A run of records:
** begin **
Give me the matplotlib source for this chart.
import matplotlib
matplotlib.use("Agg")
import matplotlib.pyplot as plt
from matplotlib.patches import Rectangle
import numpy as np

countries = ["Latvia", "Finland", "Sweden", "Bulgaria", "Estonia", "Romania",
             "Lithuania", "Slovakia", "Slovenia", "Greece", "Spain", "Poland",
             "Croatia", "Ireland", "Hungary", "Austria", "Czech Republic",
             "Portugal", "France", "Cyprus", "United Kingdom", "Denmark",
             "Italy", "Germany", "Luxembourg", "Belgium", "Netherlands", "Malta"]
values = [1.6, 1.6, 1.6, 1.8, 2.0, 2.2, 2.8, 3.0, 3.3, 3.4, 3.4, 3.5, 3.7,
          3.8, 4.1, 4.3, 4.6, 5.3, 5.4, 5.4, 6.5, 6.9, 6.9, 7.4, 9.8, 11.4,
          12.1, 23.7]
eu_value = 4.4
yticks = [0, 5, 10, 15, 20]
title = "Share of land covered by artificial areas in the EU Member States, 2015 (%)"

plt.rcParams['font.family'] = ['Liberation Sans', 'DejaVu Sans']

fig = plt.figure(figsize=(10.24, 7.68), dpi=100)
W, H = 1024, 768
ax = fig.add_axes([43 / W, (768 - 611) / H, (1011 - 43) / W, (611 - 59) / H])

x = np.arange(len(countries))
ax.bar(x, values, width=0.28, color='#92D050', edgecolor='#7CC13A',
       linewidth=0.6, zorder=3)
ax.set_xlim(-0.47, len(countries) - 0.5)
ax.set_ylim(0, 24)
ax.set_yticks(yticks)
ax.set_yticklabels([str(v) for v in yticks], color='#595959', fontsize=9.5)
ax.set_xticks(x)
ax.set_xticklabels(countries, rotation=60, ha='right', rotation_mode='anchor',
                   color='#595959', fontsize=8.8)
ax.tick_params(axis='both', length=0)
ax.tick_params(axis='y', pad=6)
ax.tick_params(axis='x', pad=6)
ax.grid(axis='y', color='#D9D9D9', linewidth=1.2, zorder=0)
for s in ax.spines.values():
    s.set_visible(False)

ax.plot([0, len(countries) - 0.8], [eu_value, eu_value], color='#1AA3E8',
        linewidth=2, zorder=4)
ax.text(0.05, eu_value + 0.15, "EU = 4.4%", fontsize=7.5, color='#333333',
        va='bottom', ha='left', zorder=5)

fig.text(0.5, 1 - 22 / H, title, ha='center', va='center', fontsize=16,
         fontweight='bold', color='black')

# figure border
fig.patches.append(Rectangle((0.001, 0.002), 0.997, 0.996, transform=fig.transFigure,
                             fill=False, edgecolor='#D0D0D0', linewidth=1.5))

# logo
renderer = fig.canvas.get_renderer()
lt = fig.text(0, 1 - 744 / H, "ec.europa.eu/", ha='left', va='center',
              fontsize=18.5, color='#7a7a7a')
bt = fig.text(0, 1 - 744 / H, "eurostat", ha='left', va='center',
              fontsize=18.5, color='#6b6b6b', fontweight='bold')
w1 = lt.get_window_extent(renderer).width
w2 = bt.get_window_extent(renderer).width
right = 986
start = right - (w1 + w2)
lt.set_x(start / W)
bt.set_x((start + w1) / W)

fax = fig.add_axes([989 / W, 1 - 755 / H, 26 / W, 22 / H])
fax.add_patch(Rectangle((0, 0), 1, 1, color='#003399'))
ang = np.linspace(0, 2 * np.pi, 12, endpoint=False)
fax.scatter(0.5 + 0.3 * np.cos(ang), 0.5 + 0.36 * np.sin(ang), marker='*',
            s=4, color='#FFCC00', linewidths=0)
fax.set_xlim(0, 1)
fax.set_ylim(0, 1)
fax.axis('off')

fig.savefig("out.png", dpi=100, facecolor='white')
** end **
** begin **
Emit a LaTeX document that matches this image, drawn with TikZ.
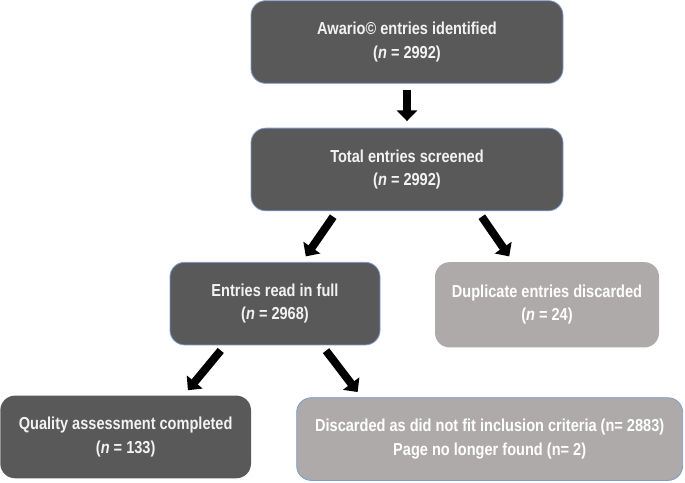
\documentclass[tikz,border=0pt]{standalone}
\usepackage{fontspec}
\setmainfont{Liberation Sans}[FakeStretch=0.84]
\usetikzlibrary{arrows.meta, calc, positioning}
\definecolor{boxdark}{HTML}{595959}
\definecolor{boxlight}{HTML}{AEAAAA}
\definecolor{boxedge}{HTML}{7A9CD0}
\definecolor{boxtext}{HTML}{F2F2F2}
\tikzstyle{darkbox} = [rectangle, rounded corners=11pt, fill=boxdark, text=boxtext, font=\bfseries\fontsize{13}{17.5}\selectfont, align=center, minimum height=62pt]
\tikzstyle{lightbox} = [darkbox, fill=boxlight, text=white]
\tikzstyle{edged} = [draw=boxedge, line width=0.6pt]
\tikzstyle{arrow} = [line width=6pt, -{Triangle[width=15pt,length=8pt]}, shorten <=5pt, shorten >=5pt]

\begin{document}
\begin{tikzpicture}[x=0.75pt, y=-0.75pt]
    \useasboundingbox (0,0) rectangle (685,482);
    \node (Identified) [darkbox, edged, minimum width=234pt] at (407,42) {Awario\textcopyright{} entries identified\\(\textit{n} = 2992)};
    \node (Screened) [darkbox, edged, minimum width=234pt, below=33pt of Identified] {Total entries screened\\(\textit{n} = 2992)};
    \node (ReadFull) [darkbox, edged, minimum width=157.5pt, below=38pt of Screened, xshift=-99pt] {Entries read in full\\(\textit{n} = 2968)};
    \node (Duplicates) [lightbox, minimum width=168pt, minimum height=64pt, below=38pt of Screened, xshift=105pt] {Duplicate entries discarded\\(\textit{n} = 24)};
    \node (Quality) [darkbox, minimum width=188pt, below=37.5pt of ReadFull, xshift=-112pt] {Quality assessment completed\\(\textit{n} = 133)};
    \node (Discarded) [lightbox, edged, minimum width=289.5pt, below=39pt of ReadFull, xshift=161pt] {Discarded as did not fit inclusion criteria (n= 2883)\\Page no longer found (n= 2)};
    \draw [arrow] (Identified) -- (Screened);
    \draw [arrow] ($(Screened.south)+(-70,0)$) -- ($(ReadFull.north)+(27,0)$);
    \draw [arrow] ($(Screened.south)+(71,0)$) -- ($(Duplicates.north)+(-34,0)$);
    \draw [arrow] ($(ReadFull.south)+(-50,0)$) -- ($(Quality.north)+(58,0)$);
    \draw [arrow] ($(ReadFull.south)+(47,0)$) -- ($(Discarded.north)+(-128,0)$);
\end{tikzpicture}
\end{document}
** end **
** begin **
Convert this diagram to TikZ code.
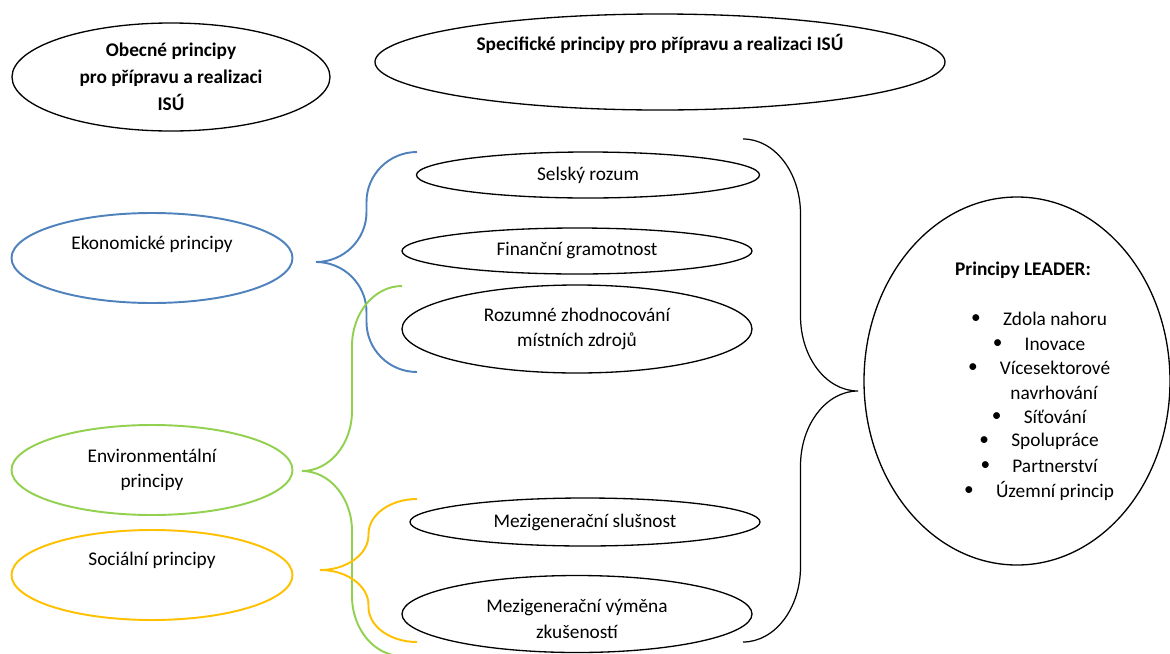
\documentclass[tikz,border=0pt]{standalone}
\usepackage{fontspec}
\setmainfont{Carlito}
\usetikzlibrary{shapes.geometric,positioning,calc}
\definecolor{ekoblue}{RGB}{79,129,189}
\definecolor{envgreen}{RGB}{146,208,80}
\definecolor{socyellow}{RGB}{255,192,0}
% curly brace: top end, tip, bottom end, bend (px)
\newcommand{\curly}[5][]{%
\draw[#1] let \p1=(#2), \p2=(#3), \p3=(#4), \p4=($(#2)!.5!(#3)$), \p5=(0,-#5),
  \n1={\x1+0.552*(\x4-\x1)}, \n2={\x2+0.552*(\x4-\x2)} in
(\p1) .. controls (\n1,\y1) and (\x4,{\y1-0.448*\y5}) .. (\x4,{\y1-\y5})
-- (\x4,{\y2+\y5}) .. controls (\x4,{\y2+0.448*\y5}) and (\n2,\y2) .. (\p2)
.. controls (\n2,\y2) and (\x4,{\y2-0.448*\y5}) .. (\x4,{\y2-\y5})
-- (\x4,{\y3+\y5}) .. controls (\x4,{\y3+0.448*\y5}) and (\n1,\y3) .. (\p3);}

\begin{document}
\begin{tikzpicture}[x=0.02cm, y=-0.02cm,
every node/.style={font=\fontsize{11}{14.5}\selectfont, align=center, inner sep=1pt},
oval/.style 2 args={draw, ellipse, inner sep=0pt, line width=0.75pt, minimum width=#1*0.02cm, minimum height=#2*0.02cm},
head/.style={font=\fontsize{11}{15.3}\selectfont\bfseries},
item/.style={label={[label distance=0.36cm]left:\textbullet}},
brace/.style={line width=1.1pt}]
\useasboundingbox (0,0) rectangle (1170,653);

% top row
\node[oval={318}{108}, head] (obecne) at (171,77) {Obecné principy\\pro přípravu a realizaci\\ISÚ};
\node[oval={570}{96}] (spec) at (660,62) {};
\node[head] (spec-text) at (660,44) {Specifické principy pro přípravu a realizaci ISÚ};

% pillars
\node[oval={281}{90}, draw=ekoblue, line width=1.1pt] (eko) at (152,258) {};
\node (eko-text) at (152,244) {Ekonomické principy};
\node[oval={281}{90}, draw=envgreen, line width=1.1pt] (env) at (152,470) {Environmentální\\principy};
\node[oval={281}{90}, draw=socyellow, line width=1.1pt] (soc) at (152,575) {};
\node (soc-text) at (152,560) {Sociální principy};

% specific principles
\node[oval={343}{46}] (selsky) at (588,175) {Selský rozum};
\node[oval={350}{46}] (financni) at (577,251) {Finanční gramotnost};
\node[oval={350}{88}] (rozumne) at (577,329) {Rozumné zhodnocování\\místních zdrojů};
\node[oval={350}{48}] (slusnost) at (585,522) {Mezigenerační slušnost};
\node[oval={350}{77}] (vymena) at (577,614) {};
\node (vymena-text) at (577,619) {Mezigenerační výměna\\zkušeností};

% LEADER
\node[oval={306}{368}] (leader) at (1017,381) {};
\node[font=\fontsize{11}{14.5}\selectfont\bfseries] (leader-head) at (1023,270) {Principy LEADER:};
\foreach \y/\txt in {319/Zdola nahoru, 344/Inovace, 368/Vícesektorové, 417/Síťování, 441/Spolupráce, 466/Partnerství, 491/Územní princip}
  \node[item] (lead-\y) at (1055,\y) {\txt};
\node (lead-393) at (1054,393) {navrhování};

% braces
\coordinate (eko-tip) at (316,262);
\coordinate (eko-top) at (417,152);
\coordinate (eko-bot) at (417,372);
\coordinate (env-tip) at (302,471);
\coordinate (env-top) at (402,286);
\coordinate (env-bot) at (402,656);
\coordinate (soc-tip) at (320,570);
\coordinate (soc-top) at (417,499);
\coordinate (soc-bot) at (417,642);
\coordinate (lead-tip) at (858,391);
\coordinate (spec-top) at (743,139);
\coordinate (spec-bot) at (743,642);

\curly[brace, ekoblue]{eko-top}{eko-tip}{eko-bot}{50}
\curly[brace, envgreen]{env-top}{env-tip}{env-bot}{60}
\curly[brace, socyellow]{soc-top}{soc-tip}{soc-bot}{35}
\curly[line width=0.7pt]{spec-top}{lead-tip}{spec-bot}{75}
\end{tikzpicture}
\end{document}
** end **
- **Request**
Above are some records. Reproduce the lines from the one with "Convert this diagram to TikZ code." down to the one with "(0,0) rectangle (1170,653);", keeping both, and leave every picture out.

- **Solution to the exercise**
Convert this diagram to TikZ code.
\documentclass[tikz,border=0pt]{standalone}
\usepackage{fontspec}
\setmainfont{Carlito}
\usetikzlibrary{shapes.geometric,positioning,calc}
\definecolor{ekoblue}{RGB}{79,129,189}
\definecolor{envgreen}{RGB}{146,208,80}
\definecolor{socyellow}{RGB}{255,192,0}
% curly brace: top end, tip, bottom end, bend (px)
\newcommand{\curly}[5][]{%
\draw[#1] let \p1=(#2), \p2=(#3), \p3=(#4), \p4=($(#2)!.5!(#3)$), \p5=(0,-#5),
  \n1={\x1+0.552*(\x4-\x1)}, \n2={\x2+0.552*(\x4-\x2)} in
(\p1) .. controls (\n1,\y1) and (\x4,{\y1-0.448*\y5}) .. (\x4,{\y1-\y5})
-- (\x4,{\y2+\y5}) .. controls (\x4,{\y2+0.448*\y5}) and (\n2,\y2) .. (\p2)
.. controls (\n2,\y2) and (\x4,{\y2-0.448*\y5}) .. (\x4,{\y2-\y5})
-- (\x4,{\y3+\y5}) .. controls (\x4,{\y3+0.448*\y5}) and (\n1,\y3) .. (\p3);}

\begin{document}
\begin{tikzpicture}[x=0.02cm, y=-0.02cm,
every node/.style={font=\fontsize{11}{14.5}\selectfont, align=center, inner sep=1pt},
oval/.style 2 args={draw, ellipse, inner sep=0pt, line width=0.75pt, minimum width=#1*0.02cm, minimum height=#2*0.02cm},
head/.style={font=\fontsize{11}{15.3}\selectfont\bfseries},
item/.style={label={[label distance=0.36cm]left:\textbullet}},
brace/.style={line width=1.1pt}]
\useasboundingbox (0,0) rectangle (1170,653);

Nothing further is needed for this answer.